• _Problem to solve_
Pull out every line with the word "this" from the entries below.

• _Dataset records_
──────────
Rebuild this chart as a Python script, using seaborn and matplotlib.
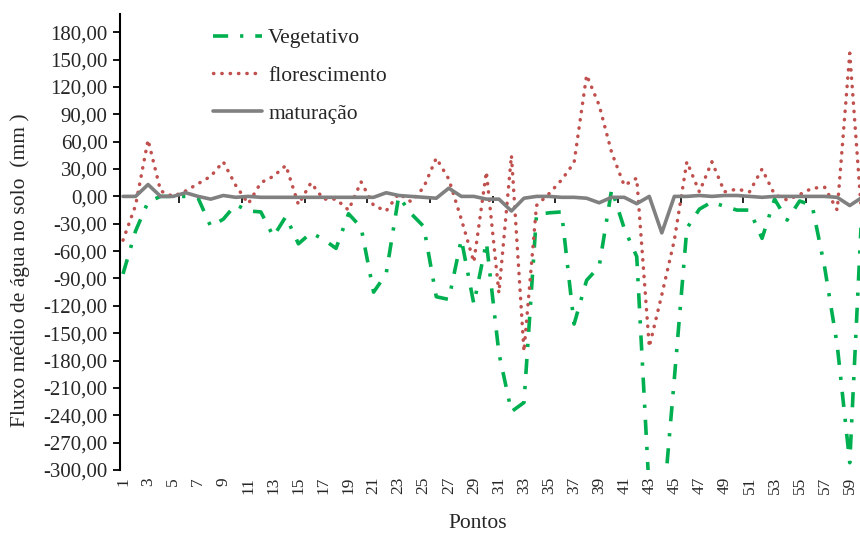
──────────
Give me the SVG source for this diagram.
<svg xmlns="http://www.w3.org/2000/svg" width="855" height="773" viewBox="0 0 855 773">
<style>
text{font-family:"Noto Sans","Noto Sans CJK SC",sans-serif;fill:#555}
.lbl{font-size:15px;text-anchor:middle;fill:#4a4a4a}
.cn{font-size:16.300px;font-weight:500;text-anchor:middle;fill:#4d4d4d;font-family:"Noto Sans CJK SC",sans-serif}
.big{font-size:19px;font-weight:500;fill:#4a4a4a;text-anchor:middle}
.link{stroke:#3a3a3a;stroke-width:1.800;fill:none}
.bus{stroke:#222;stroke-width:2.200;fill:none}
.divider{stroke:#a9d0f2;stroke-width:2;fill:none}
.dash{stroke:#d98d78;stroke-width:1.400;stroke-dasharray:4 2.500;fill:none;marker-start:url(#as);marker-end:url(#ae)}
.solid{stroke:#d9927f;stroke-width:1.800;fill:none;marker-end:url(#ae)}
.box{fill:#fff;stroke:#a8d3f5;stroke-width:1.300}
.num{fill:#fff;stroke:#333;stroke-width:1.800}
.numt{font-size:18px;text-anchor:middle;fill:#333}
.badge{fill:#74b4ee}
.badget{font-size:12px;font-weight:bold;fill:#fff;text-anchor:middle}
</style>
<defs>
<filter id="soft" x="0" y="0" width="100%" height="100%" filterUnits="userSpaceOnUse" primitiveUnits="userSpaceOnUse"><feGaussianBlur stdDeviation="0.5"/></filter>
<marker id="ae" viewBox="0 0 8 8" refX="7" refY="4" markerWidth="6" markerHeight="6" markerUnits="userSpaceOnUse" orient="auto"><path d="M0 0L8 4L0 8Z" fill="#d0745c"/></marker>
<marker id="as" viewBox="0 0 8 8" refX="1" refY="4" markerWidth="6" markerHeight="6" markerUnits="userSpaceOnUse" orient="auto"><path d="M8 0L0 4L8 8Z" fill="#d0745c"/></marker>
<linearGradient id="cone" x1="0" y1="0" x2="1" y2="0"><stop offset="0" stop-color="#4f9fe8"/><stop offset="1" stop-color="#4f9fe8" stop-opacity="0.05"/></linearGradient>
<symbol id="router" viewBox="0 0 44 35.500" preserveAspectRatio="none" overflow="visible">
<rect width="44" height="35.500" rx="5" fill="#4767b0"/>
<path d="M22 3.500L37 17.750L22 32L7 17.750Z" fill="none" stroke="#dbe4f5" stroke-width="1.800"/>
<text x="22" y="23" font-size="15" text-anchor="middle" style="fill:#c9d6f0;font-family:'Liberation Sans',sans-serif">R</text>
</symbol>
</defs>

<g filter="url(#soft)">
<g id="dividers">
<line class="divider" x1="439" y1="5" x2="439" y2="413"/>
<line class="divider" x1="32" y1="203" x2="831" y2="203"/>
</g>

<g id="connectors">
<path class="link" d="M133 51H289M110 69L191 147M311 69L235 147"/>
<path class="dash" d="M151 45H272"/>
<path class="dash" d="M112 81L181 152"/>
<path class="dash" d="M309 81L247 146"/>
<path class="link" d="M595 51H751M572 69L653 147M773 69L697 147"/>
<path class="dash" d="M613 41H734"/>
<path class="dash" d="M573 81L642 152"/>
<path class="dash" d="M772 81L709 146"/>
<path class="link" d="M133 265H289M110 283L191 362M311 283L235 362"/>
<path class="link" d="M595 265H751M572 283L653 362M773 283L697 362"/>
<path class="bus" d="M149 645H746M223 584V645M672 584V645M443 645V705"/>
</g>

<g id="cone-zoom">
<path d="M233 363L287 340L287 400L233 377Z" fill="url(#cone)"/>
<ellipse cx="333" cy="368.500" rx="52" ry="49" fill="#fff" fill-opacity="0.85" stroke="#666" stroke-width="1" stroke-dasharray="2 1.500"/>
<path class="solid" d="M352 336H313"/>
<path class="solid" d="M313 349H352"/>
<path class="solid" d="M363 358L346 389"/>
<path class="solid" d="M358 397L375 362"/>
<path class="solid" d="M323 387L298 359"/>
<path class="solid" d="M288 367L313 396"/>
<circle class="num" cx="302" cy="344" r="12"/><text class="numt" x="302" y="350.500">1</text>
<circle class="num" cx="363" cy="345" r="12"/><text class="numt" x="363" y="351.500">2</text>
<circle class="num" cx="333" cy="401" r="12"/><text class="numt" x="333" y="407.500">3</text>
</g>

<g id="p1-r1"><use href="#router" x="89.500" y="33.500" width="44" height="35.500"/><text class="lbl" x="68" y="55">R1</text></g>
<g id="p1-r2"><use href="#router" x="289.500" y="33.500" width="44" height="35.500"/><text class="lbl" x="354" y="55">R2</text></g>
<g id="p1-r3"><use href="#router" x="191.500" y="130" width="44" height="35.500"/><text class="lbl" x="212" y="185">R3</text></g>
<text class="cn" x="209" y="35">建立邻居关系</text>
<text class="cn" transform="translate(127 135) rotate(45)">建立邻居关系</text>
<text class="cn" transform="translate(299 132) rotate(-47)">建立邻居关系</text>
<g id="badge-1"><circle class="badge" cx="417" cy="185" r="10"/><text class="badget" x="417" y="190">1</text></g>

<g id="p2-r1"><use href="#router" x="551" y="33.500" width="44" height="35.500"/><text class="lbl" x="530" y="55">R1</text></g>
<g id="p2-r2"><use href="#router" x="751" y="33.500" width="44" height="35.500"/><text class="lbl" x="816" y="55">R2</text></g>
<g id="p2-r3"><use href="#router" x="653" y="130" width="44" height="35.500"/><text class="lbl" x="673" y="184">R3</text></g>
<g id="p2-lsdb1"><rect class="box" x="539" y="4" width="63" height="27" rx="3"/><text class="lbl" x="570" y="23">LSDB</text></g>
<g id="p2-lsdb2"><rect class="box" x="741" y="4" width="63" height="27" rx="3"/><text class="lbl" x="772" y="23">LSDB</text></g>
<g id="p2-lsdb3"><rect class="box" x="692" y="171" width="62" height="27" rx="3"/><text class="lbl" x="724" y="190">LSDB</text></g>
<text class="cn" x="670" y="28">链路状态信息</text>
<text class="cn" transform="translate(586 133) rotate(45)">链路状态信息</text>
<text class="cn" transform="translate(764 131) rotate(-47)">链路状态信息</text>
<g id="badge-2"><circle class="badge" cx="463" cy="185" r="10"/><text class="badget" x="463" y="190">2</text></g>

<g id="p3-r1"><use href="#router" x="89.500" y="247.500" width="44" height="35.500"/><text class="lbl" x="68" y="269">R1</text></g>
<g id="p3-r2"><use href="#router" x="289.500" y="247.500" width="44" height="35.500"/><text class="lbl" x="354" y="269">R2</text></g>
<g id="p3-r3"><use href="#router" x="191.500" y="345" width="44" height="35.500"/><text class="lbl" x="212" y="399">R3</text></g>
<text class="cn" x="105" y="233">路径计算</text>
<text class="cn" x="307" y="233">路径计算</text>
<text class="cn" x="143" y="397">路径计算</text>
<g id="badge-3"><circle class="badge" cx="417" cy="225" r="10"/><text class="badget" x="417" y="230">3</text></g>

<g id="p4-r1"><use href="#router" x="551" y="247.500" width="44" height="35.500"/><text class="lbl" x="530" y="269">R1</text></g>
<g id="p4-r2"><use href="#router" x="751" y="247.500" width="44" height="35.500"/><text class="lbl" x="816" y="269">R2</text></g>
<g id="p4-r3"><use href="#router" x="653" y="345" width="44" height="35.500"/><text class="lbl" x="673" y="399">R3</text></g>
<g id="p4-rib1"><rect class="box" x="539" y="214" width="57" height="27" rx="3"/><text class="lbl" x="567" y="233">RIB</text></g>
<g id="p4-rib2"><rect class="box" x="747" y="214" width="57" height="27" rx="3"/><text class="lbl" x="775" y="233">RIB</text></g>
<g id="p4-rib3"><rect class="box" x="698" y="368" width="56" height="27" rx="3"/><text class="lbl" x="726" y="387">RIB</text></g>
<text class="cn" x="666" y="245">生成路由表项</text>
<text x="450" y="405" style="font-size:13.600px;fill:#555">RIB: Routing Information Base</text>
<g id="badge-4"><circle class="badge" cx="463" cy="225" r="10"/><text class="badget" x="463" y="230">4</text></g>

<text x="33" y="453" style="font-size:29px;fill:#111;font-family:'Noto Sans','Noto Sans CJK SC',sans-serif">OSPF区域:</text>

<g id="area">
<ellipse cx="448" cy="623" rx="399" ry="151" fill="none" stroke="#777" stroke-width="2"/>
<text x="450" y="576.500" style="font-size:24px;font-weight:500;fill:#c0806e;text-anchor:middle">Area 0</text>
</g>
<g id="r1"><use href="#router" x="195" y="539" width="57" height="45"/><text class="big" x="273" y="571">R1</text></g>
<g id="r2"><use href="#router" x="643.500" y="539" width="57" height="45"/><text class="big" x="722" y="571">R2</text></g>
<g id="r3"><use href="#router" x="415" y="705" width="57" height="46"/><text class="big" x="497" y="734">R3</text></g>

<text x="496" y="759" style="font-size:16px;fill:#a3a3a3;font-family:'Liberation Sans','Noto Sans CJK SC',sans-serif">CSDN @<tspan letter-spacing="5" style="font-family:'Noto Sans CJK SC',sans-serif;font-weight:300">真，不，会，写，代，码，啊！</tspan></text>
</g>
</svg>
──────────
• _Final result_
Rebuild this chart as a Python script, using seaborn and matplotlib.
Give me the SVG source for this diagram.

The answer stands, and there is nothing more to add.